● **What you should do**: Drop every picture, then transcribe the remaining data exactly.

## start

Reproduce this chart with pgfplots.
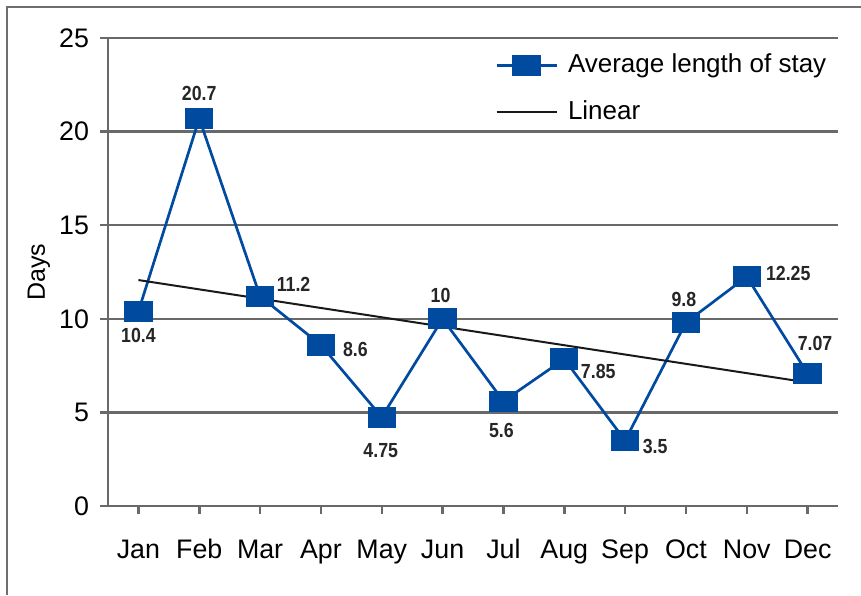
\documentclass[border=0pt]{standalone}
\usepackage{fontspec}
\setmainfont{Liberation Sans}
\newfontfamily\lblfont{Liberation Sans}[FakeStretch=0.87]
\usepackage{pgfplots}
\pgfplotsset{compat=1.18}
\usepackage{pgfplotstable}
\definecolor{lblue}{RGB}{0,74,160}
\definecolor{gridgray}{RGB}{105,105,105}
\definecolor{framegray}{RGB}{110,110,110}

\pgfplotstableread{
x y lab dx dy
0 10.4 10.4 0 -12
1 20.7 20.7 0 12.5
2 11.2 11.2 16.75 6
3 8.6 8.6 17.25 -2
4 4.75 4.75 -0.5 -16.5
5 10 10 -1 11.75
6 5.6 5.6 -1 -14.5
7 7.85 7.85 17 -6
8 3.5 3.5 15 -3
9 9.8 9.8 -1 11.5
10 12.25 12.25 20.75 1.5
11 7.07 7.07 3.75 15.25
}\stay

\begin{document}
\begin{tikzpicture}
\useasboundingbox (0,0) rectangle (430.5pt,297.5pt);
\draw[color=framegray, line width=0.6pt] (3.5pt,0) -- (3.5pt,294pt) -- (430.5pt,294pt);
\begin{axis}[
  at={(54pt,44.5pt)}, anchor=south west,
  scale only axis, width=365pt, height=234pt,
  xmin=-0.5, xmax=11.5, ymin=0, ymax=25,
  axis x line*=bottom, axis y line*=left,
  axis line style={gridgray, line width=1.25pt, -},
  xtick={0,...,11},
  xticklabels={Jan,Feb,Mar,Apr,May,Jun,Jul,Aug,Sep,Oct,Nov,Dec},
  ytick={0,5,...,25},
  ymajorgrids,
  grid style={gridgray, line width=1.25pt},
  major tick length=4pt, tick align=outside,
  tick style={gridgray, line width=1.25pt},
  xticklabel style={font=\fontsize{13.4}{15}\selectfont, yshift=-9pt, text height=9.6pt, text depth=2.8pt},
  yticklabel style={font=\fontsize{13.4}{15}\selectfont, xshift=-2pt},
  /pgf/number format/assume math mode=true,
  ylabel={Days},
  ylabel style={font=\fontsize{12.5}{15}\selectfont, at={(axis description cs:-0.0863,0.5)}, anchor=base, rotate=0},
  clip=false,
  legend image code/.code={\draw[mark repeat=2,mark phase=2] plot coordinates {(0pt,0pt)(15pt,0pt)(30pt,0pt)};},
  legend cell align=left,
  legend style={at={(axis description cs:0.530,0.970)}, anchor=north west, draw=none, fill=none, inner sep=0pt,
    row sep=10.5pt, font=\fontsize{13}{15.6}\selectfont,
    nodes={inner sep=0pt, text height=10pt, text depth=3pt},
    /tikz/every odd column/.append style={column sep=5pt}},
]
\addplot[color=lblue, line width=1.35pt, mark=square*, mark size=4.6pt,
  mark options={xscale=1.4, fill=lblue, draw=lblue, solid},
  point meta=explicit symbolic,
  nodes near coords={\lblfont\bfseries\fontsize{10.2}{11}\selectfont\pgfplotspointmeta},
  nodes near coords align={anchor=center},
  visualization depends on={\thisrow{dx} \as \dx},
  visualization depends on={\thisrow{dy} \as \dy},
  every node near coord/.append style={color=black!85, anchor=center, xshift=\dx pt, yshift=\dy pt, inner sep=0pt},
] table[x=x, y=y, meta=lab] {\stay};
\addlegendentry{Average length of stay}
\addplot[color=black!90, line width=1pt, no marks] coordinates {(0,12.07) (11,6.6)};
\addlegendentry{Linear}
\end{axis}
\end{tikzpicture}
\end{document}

## end

● **Exercise answer**:
Reproduce this chart with pgfplots.
\documentclass[border=0pt]{standalone}
\usepackage{fontspec}
\setmainfont{Liberation Sans}
\newfontfamily\lblfont{Liberation Sans}[FakeStretch=0.87]
\usepackage{pgfplots}
\pgfplotsset{compat=1.18}
\usepackage{pgfplotstable}
\definecolor{lblue}{RGB}{0,74,160}
\definecolor{gridgray}{RGB}{105,105,105}
\definecolor{framegray}{RGB}{110,110,110}

\pgfplotstableread{
x y lab dx dy
0 10.4 10.4 0 -12
1 20.7 20.7 0 12.5
2 11.2 11.2 16.75 6
3 8.6 8.6 17.25 -2
4 4.75 4.75 -0.5 -16.5
5 10 10 -1 11.75
6 5.6 5.6 -1 -14.5
7 7.85 7.85 17 -6
8 3.5 3.5 15 -3
9 9.8 9.8 -1 11.5
10 12.25 12.25 20.75 1.5
11 7.07 7.07 3.75 15.25
}\stay

\begin{document}
\begin{tikzpicture}
\useasboundingbox (0,0) rectangle (430.5pt,297.5pt);
\draw[color=framegray, line width=0.6pt] (3.5pt,0) -- (3.5pt,294pt) -- (430.5pt,294pt);
\begin{axis}[
  at={(54pt,44.5pt)}, anchor=south west,
  scale only axis, width=365pt, height=234pt,
  xmin=-0.5, xmax=11.5, ymin=0, ymax=25,
  axis x line*=bottom, axis y line*=left,
  axis line style={gridgray, line width=1.25pt, -},
  xtick={0,...,11},
  xticklabels={Jan,Feb,Mar,Apr,May,Jun,Jul,Aug,Sep,Oct,Nov,Dec},
  ytick={0,5,...,25},
  ymajorgrids,
  grid style={gridgray, line width=1.25pt},
  major tick length=4pt, tick align=outside,
  tick style={gridgray, line width=1.25pt},
  xticklabel style={font=\fontsize{13.4}{15}\selectfont, yshift=-9pt, text height=9.6pt, text depth=2.8pt},
  yticklabel style={font=\fontsize{13.4}{15}\selectfont, xshift=-2pt},
  /pgf/number format/assume math mode=true,
  ylabel={Days},
  ylabel style={font=\fontsize{12.5}{15}\selectfont, at={(axis description cs:-0.0863,0.5)}, anchor=base, rotate=0},
  clip=false,
  legend image code/.code={\draw[mark repeat=2,mark phase=2] plot coordinates {(0pt,0pt)(15pt,0pt)(30pt,0pt)};},
  legend cell align=left,
  legend style={at={(axis description cs:0.530,0.970)}, anchor=north west, draw=none, fill=none, inner sep=0pt,
    row sep=10.5pt, font=\fontsize{13}{15.6}\selectfont,
    nodes={inner sep=0pt, text height=10pt, text depth=3pt},
    /tikz/every odd column/.append style={column sep=5pt}},
]
\addplot[color=lblue, line width=1.35pt, mark=square*, mark size=4.6pt,
  mark options={xscale=1.4, fill=lblue, draw=lblue, solid},
  point meta=explicit symbolic,
  nodes near coords={\lblfont\bfseries\fontsize{10.2}{11}\selectfont\pgfplotspointmeta},
  nodes near coords align={anchor=center},
  visualization depends on={\thisrow{dx} \as \dx},
  visualization depends on={\thisrow{dy} \as \dy},
  every node near coord/.append style={color=black!85, anchor=center, xshift=\dx pt, yshift=\dy pt, inner sep=0pt},
] table[x=x, y=y, meta=lab] {\stay};
\addlegendentry{Average length of stay}
\addplot[color=black!90, line width=1pt, no marks] coordinates {(0,12.07) (11,6.6)};
\addlegendentry{Linear}
\end{axis}
\end{tikzpicture}
\end{document}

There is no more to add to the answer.